Here is an example of how we can use it:
let alice = person ~name:"Alice" ~age:20 ()
let bob = person ~name:"Bob" ()
let alice = person(~name="Alice", ~age=20, ());
let bob = person(~name="Bob", ());
This will generate the following JavaScript code. Note how there is no JavaScript runtime overhead:
var alice = {
name: "Alice",
age: 20
};
var bob = {
name: "Bob"
};
The person
function uses labeled arguments to represent record fields. Because
there is an optional argument age
, it takes a last argument of type unit
.
This non-labeled argument allows to omit the optional argument on function
application. Further details about optional labeled arguments can be found in
the corresponding section of the OCaml
manual.
The functions nameGet
and ageGet
are accessors for each record field:
let twenty = ageGet alice
let bob = nameGet bob
let twenty = ageGet(alice);
let bob = nameGet(bob);
This generates:
var twenty = alice.age;
var bob = bob.name;
The functions are named by appending Get
to the field names of the record to
prevent potential clashes with other values within the module.

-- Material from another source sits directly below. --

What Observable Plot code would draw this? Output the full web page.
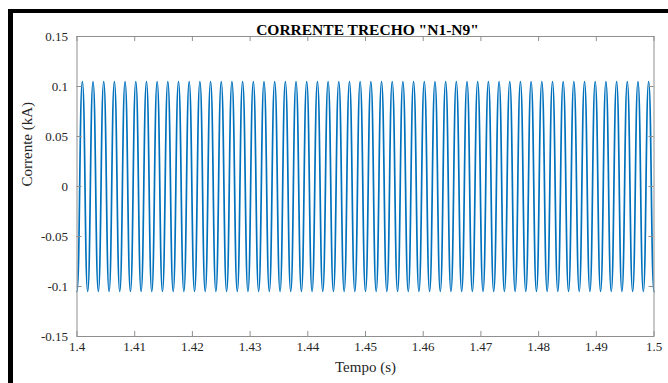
<!DOCTYPE html>
<html>
<head>
<meta charset="utf-8">
<script src="https://cdn.jsdelivr.net/npm/d3@7"></script>
<script src="https://cdn.jsdelivr.net/npm/@observablehq/plot@0.6"></script>
<style>
  html, body { margin: 0; padding: 0; background: #fff; }
  #wrap { position: relative; width: 668px; height: 383px; overflow: hidden; }
  #border { position: absolute; left: 8px; top: 9px; right: -10px; bottom: -10px;
            border-left: 5px solid #000; border-top: 4px solid #000; pointer-events: none; }
</style>
</head>
<body>
<div id="wrap"><div id="border"></div></div>
<script>
const title = "CORRENTE TRECHO \"N1-N9\"";
const xLabel = "Tempo (s)";
const yLabel = "Corrente (kA)";

const xTicks = [1.4, 1.41, 1.42, 1.43, 1.44, 1.45, 1.46, 1.47, 1.48, 1.49, 1.5];
const xTickLabels = ["1.4", "1.41", "1.42", "1.43", "1.44", "1.45", "1.46", "1.47", "1.48", "1.49", "1.5"];
const yTicks = [-0.15, -0.1, -0.05, 0, 0.05, 0.1, 0.15];
const yTickLabels = ["-0.15", "-0.1", "-0.05", "0", "0.05", "0.1", "0.15"];

// Peak (crest) times of the current (s)
const peakTimes = [
  1.40093, 1.40278, 1.40463, 1.40648, 1.40833, 1.41019, 1.41204, 1.41389, 1.41574,
  1.41759, 1.41944, 1.42130, 1.42315, 1.42500, 1.42685, 1.42870, 1.43056, 1.43241,
  1.43426, 1.43611, 1.43796, 1.43981, 1.44167, 1.44352, 1.44537, 1.44722, 1.44907,
  1.45093, 1.45278, 1.45463, 1.45648, 1.45833, 1.46019, 1.46204, 1.46389, 1.46574,
  1.46759, 1.46944, 1.47130, 1.47315, 1.47500, 1.47685, 1.47870, 1.48056, 1.48241,
  1.48426, 1.48611, 1.48796, 1.48981, 1.49167, 1.49352, 1.49537, 1.49722, 1.49907
];
// Trough times of the current (s)
const troughTimes = [
  1.40000, 1.40185, 1.40370, 1.40556, 1.40741, 1.40926, 1.41111, 1.41296, 1.41481,
  1.41667, 1.41852, 1.42037, 1.42222, 1.42407, 1.42593, 1.42778, 1.42963, 1.43148,
  1.43333, 1.43519, 1.43704, 1.43889, 1.44074, 1.44259, 1.44444, 1.44630, 1.44815,
  1.45000, 1.45185, 1.45370, 1.45556, 1.45741, 1.45926, 1.46111, 1.46296, 1.46481,
  1.46667, 1.46852, 1.47037, 1.47222, 1.47407, 1.47593, 1.47778, 1.47963, 1.48148,
  1.48333, 1.48519, 1.48704, 1.48889, 1.49074, 1.49259, 1.49444, 1.49630, 1.49815,
  1.50000
];
const peakValue = 0.105;     // kA
const troughValue = -0.105;  // kA

const series = peakTimes.map(t => ({t, v: peakValue}))
  .concat(troughTimes.map(t => ({t, v: troughValue})))
  .sort((a, b) => a.t - b.t);

const W = 668, H = 383;
const mL = 76.5, mR = 14.5, mT = 36, mB = 47;
const pw = W - mL - mR, ph = H - mT - mB;
const axisColor = "#8f8f8f";
const textColor = "#262626";
const font = "Liberation Serif, Times New Roman, serif";

const chart = Plot.plot({
  width: W,
  height: H,
  marginLeft: mL,
  marginRight: mR,
  marginTop: mT,
  marginBottom: mB,
  style: {fontFamily: font, fontSize: "13px", color: textColor, background: "transparent"},
  x: {domain: [1.4, 1.5], axis: null},
  y: {domain: [-0.15, 0.15], axis: null},
  marks: [
    Plot.line(series, {x: "t", y: "v", curve: "bump-x", stroke: "#0072BD", strokeWidth: 1.7}),
    Plot.frame({stroke: axisColor, strokeWidth: 1}),
    Plot.ruleX(xTicks, {x: d => d, insetTop: ph - 5, stroke: axisColor}),
    Plot.ruleX(xTicks, {x: d => d, insetBottom: ph - 5, stroke: axisColor}),
    Plot.ruleY(yTicks, {y: d => d, insetRight: pw - 5, stroke: axisColor}),
    Plot.ruleY(yTicks, {y: d => d, insetLeft: pw - 5, stroke: axisColor}),
    Plot.axisX(xTicks, {anchor: "bottom", tickSize: 0, tickPadding: 5, label: null,
      tickFormat: (d, i) => xTickLabels[i], fontSize: 13, fill: textColor}),
    Plot.axisY(yTicks, {anchor: "left", tickSize: 0, tickPadding: 9, label: null,
      tickFormat: (d, i) => yTickLabels[i], fontSize: 13, fill: textColor}),
    Plot.text([title], {frameAnchor: "top", dy: -12.5, dx: 2, text: d => d, fontWeight: "bold",
      fontSize: 15.5, fill: "#000"}),
    Plot.text([xLabel], {frameAnchor: "bottom", dy: 35, text: d => d, fontSize: 15, fill: textColor}),
    Plot.text([yLabel], {frameAnchor: "left", dx: -50, rotate: -90, text: d => d, fontSize: 15, fill: textColor})
  ]
});
document.getElementById("wrap").prepend(chart);
</script>
</body>
</html>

If shorter names
are preferred for the getter functions, there is an alternate { abstract =
light }
payload that can be passed to deriving
:
type person = {
name : string;
age : int;
}
[@@deriving abstract { light }]
let alice = person ~name:"Alice" ~age:20
let aliceName = name alice
[@deriving abstract({light: light})]
type person = {
name: string,
age: int,
};
let alice = person(~name="Alice", ~age=20);
let aliceName = name(alice);
Which generates:
var alice = {
name: "Alice",
age: 20
};
var aliceName = alice.name;
In this example, the getter functions share the same names as the object fields.
Another distinction from the previous example is that the person
constructor
function no longer requires the final unit
argument since we have excluded the
optional field in this case.
NOTE: The
mel.as
attribute can still be applied to record fields when the record type is annotated withderiving
, allowing for the renaming of fields in the resulting JavaScript objects, as demonstrated in the section about binding to objects with static shape. However, the option to pass indices to themel.as
decorator (like[@mel.as "0"]
) to change the runtime representation to an array is not available when usingderiving
.
Compatibility with OCaml features
The @deriving abstract
attribute and its lightweight variant can be used with
mutable
fields and
private types, which are
features inherited by Melange from OCaml.

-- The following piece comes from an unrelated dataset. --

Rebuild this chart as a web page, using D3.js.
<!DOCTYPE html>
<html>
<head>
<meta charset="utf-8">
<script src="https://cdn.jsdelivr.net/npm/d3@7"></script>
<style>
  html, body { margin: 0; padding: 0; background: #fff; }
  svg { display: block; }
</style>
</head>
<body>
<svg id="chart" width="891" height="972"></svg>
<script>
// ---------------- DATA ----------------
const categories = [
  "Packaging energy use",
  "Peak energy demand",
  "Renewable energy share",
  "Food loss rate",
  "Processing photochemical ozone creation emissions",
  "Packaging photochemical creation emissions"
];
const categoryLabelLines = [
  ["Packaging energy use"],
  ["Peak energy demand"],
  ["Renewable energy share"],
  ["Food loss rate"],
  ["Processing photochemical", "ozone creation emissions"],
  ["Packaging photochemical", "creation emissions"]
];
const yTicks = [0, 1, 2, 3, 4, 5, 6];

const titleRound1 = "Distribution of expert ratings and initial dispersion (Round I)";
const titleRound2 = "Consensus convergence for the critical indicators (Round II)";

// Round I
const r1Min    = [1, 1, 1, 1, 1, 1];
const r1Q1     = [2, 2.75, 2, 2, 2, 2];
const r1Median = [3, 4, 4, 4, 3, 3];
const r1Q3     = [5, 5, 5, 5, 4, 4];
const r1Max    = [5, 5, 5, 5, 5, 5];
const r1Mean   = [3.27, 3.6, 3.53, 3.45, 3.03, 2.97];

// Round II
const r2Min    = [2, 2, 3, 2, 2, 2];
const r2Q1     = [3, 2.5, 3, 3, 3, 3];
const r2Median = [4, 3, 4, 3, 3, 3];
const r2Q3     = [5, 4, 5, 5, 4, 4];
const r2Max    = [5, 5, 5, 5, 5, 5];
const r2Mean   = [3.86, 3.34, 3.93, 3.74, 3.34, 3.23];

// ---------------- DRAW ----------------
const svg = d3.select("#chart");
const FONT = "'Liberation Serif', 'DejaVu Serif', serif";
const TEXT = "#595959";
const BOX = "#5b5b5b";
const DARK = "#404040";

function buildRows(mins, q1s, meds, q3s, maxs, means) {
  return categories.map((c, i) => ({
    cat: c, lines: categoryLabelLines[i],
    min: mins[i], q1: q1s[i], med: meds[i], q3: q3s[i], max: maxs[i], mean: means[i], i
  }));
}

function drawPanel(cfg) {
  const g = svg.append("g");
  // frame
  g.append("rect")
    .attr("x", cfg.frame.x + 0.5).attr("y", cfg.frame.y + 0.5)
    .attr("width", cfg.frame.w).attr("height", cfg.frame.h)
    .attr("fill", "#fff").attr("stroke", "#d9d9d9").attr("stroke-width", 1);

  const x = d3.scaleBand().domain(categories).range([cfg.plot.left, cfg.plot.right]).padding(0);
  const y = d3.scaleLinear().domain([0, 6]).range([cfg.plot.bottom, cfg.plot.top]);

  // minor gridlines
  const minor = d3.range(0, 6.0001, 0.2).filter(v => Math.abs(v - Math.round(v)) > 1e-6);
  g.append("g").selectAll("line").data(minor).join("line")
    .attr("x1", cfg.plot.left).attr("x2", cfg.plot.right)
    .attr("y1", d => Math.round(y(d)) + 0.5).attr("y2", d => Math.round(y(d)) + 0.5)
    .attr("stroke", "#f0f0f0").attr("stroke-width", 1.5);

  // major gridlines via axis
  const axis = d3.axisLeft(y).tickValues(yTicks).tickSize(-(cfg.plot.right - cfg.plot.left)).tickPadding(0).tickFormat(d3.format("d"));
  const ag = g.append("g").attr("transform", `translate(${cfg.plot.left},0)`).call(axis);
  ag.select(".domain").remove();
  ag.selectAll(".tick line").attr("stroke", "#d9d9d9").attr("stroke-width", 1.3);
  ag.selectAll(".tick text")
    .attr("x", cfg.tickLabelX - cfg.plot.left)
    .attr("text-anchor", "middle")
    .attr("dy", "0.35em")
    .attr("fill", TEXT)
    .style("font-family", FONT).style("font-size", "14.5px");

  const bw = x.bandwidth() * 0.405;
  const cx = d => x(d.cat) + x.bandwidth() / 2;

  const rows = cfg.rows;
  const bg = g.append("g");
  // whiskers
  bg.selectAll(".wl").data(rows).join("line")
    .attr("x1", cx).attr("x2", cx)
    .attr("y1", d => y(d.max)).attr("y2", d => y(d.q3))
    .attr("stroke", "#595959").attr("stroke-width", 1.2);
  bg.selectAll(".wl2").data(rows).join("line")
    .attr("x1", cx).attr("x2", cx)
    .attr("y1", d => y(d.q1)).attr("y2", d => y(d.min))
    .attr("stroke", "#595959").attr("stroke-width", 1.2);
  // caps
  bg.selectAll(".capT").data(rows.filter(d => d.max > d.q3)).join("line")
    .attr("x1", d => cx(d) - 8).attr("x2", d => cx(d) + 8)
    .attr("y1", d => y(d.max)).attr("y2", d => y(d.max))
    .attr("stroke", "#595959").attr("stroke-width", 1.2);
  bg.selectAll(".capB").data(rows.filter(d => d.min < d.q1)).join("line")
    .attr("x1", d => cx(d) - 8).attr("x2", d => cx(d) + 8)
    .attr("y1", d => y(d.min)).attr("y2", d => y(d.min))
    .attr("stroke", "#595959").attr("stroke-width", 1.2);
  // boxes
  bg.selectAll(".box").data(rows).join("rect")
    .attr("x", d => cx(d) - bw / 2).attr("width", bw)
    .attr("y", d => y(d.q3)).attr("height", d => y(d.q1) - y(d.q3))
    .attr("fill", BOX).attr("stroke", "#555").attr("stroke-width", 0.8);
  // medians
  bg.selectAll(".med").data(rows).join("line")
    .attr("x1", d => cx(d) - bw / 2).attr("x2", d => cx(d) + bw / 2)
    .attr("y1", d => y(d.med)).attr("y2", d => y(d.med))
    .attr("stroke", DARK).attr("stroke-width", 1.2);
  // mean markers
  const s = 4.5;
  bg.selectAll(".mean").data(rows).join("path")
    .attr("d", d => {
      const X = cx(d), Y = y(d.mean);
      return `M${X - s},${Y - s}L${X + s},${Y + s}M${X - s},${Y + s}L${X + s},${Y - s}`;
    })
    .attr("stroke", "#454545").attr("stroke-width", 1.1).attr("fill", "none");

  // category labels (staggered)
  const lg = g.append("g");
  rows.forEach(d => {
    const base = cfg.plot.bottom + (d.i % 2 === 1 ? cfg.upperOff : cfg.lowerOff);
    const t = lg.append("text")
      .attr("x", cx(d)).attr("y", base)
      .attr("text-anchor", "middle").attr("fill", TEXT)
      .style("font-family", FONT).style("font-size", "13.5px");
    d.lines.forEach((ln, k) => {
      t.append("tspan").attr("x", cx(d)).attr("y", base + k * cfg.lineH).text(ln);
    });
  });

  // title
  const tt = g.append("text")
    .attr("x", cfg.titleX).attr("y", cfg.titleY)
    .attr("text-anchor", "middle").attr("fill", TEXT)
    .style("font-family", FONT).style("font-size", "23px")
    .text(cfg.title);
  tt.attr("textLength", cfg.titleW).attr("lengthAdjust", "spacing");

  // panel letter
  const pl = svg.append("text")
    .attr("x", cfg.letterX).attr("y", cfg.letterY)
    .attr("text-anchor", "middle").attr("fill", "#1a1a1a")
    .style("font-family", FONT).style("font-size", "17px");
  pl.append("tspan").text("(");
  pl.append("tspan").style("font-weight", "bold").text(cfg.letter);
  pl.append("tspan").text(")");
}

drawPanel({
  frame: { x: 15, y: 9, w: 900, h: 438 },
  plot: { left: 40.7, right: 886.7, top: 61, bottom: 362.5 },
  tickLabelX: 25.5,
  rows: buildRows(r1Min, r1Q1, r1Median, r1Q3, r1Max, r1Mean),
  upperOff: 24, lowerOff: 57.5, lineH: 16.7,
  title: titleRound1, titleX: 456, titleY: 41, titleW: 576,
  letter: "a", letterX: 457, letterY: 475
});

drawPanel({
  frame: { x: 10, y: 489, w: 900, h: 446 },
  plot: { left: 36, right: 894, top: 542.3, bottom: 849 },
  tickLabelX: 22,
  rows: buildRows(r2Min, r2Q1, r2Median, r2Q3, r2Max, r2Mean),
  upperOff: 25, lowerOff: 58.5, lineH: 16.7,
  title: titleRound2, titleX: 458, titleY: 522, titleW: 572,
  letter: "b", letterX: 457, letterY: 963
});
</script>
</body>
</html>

When the record type has mutable fields, Melange will generate setter functions for them. For example:
type person = {
name : string;
mutable age : int;
}
[@@deriving abstract]
let alice = person ~name:"Alice" ~age:20
let () = ageSet alice 21
[@deriving abstract]
type person = {
name: string,
mutable age: int,
};
let alice = person(~name="Alice", ~age=20);
let () = ageSet(alice, 21);
This will generate:
var alice = {
name: "Alice",
age: 20
};
alice.age = 21;
If the mutable
keyword is omitted from the interface file, Melange will not
include the setter function in the module signature, preventing other modules
from mutating any values from the type.
Private types can be used to prevent Melange from creating the constructor
function. For example, if we define person
type as private:
type person = private {
name : string;
age : int;
}
[@@deriving abstract]
[@deriving abstract]
type person =
pri {
name: string,
age: int,
};
The accessors nameGet
and ageGet
will still be generated, but not the
constructor person
. This is useful when binding to JavaScript objects while
preventing any Melange code from creating values of such type.

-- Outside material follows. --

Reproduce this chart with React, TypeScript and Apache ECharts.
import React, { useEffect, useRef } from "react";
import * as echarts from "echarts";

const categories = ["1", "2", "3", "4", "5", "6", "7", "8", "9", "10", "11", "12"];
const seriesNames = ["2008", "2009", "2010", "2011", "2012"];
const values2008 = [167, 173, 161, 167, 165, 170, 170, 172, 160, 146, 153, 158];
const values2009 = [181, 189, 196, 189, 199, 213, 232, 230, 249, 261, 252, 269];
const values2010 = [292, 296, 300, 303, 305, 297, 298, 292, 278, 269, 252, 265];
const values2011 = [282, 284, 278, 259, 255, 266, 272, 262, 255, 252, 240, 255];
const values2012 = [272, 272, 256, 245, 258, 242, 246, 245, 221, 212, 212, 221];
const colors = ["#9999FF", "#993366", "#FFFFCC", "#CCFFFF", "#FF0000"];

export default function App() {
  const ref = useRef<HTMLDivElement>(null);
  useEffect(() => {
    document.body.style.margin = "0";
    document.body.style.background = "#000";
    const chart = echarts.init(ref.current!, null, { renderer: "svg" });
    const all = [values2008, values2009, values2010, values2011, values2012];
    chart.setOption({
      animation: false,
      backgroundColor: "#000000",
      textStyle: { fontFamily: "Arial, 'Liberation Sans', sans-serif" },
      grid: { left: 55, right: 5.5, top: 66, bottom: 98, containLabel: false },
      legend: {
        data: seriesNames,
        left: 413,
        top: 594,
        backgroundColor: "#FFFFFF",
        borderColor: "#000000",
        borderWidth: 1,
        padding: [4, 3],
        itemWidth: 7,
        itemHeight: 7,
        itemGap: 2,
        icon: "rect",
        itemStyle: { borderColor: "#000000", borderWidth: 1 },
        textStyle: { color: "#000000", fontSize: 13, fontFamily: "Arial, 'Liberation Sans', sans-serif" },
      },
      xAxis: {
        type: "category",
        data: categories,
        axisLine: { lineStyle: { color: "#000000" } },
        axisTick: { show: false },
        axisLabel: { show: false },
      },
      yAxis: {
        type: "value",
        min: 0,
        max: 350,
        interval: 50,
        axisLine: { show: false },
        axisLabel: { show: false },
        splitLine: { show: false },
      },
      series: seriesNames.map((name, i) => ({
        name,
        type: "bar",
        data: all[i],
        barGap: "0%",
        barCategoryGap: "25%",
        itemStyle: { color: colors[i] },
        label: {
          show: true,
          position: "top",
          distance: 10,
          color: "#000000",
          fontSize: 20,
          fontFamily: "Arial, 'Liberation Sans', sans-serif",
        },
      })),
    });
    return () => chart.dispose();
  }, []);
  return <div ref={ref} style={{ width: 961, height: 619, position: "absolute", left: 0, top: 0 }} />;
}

Use Melange code from JavaScript
As mentioned in the build system section, Melange allows to produce both CommonJS and ES6 modules. In both cases, using Melange-generated JavaScript code from any hand-written JavaScript file works as expected.
The following definition:
let print name = "Hello" ^ name
let print = name => "Hello" ++ name;
Will generate this JavaScript code, when using CommonJS (the default):
function print(name) {
return "Hello" + name;
}
exports.print = print;
When using ES6 (through the (module_systems es6)
field in melange.emit
) this
code will be generated:
function print(name) {
return "Hello" + name;
}
export {
print ,
}
So one can use either require
or import
(depending on the module system of
choice) to import the print
value in a JavaScript file.
Default ES6 values
One special case occur when working with JavaScript imports in ES6 modules that look like this:
import ten from 'numbers.js';
This import expects numbers.js
to have a default export, like:
export default ten = 10;
To emulate this kind of exports from Melange, one just needs to define a
default
value.
For example, in a file named numbers.ml
numbers.re
:
let default = 10
let default = 10;
That way, Melange will set the value on the default
export so it can be
consumed as default import on the JavaScript side.